Records for the task
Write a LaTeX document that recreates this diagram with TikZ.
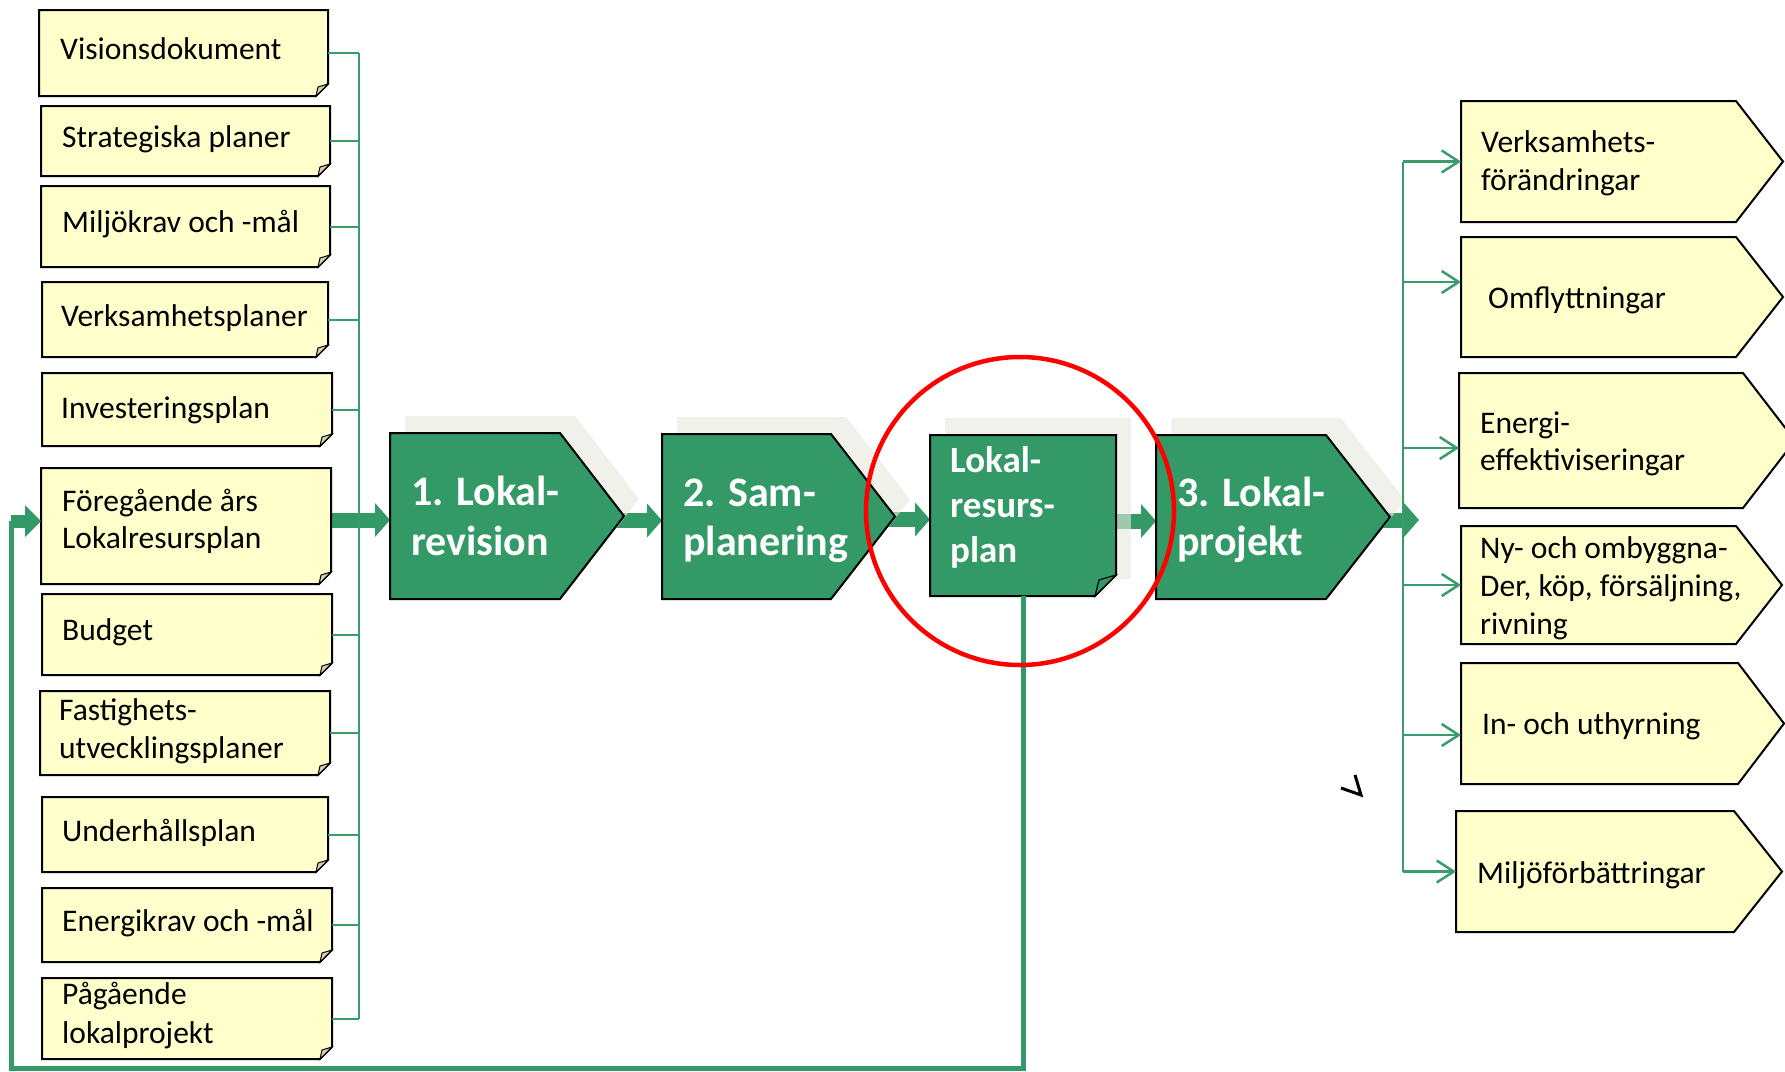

...

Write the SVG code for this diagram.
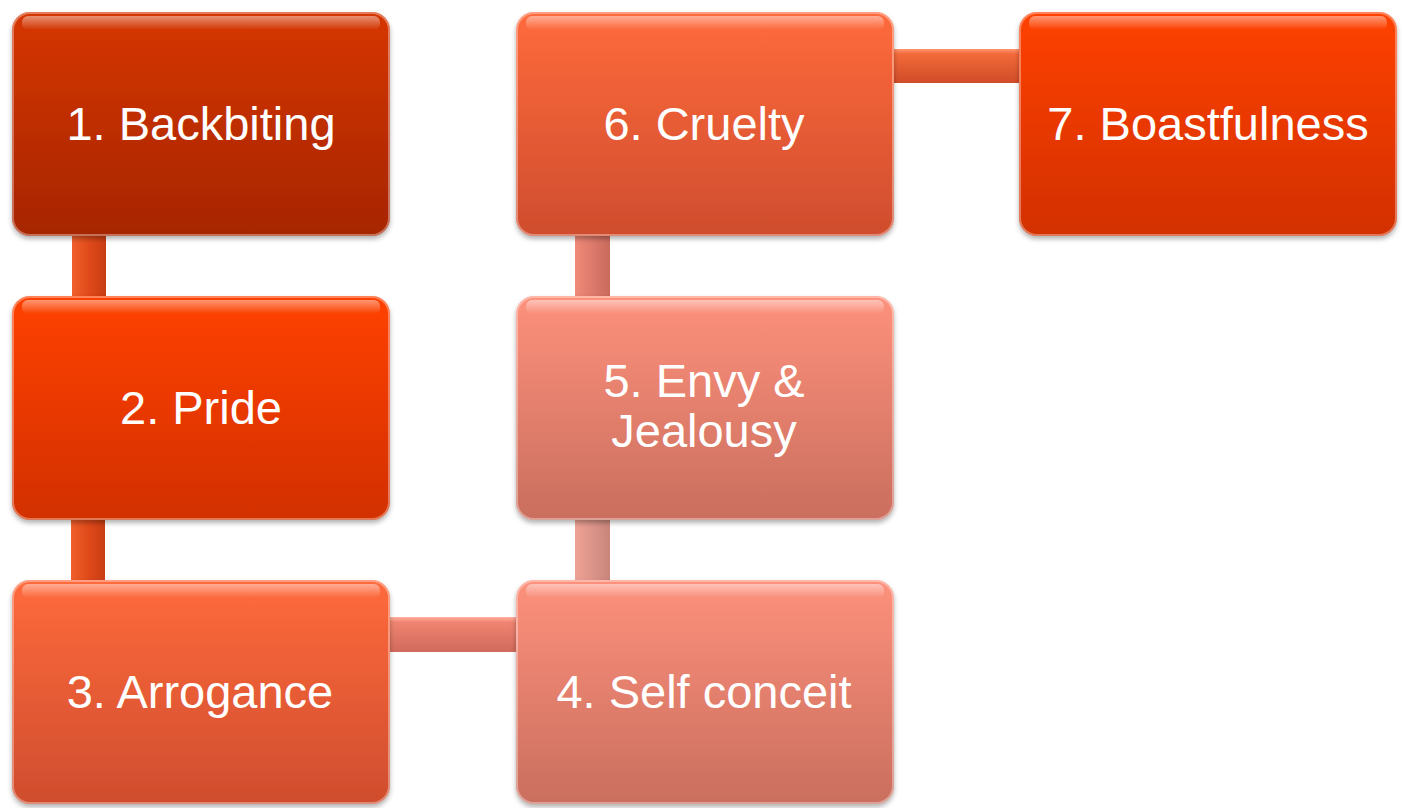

* * *

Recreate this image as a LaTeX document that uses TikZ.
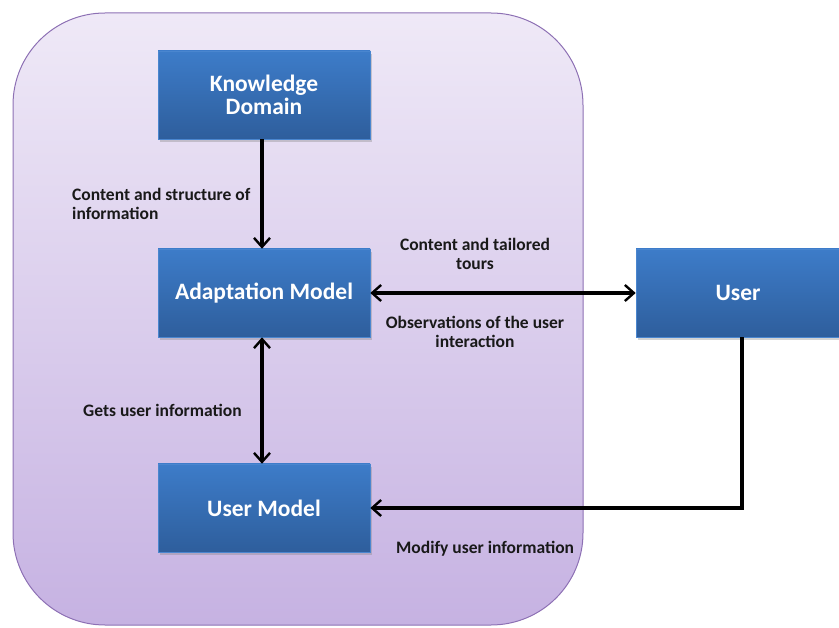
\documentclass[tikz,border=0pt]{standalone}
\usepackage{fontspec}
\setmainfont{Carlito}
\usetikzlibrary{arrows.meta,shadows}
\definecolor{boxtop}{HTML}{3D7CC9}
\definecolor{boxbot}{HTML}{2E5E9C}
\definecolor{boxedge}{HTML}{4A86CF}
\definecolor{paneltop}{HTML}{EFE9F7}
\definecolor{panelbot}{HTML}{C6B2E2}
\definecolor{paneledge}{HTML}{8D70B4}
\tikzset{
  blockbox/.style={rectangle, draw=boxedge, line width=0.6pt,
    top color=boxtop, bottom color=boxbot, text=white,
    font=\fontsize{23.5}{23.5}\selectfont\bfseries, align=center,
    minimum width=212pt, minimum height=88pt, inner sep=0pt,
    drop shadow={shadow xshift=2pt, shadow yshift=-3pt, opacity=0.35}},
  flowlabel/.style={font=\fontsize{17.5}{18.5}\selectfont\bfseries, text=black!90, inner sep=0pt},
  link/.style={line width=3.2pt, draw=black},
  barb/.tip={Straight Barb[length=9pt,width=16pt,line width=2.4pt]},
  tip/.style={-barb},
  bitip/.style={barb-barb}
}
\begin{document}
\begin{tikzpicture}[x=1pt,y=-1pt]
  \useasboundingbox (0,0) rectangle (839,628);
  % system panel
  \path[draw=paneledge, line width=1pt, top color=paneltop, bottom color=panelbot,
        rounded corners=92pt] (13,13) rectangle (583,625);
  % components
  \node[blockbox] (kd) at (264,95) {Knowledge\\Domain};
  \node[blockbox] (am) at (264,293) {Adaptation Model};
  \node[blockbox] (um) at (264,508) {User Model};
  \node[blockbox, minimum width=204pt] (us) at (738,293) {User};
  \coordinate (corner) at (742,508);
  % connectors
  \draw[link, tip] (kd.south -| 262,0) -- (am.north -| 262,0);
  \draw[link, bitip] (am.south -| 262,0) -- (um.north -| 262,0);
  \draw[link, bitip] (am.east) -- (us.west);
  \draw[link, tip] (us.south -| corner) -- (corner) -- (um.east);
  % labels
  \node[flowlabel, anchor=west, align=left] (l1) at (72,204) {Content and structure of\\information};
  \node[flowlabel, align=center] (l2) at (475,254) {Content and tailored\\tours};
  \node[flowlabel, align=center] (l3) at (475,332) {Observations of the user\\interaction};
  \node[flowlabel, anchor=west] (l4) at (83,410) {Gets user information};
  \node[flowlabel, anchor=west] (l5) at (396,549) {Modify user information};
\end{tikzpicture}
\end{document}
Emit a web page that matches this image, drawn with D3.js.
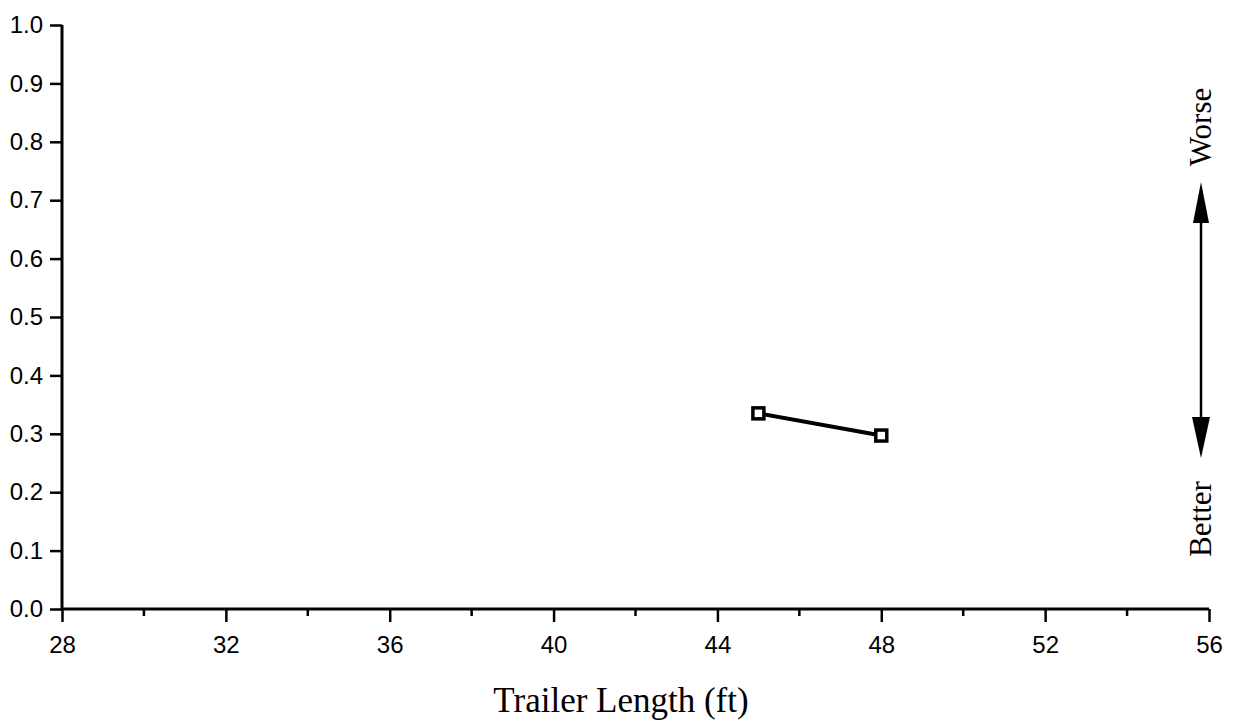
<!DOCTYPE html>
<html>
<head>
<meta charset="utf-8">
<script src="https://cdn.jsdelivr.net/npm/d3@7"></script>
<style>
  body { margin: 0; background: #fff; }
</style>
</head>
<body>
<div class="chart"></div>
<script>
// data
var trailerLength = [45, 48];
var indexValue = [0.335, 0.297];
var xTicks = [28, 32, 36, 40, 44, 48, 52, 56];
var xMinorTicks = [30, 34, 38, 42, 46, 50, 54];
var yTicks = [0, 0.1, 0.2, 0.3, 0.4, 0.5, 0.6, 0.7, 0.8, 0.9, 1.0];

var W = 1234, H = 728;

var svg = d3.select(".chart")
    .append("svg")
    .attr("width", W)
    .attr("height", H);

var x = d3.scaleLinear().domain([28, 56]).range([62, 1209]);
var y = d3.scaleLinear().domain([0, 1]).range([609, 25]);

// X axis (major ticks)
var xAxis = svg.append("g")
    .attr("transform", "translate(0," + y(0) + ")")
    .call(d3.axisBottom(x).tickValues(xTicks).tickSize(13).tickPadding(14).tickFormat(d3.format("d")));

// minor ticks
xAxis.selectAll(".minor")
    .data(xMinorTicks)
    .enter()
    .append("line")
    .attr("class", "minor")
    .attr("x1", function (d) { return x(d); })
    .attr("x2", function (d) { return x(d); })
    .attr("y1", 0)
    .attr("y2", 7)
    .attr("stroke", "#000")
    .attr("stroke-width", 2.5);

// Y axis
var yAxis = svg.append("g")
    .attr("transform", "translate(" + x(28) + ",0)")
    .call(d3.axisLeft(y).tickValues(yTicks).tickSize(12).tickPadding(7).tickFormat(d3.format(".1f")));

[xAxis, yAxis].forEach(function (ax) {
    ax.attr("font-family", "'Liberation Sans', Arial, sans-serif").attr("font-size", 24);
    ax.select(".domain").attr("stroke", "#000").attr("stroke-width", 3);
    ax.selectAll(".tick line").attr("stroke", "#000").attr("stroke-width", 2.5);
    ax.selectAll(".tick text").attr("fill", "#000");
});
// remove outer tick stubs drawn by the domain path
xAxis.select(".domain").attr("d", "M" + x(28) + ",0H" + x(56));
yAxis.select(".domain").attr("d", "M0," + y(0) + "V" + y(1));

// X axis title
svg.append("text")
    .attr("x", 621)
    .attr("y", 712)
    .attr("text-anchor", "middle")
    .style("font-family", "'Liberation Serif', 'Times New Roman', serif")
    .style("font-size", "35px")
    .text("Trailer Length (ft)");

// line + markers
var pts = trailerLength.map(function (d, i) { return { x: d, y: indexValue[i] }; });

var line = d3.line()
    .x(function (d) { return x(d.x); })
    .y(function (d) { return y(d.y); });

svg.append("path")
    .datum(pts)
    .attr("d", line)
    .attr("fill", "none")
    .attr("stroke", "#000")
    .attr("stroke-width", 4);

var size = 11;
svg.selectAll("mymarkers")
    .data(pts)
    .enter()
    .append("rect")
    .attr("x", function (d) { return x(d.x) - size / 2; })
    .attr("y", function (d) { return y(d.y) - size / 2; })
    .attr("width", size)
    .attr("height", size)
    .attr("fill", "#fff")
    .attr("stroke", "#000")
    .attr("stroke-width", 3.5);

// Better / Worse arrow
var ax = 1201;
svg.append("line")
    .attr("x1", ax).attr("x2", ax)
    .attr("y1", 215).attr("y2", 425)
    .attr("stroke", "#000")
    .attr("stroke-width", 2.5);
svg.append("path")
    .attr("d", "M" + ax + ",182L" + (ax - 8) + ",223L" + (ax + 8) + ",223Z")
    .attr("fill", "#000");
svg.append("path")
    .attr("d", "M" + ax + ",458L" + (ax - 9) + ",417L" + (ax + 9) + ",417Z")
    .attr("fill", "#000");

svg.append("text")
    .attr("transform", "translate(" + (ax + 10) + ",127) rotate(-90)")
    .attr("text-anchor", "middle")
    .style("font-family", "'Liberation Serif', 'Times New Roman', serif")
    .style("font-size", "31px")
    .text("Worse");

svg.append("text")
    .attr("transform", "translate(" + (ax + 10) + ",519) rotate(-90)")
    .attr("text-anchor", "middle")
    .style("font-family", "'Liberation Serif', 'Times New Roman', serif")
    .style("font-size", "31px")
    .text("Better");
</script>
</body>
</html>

Exercise
Search the records for the string "Write" and return every line in which it occurs.

Answer to this problem
Write a LaTeX document that recreates this diagram with TikZ.
Write the SVG code for this diagram.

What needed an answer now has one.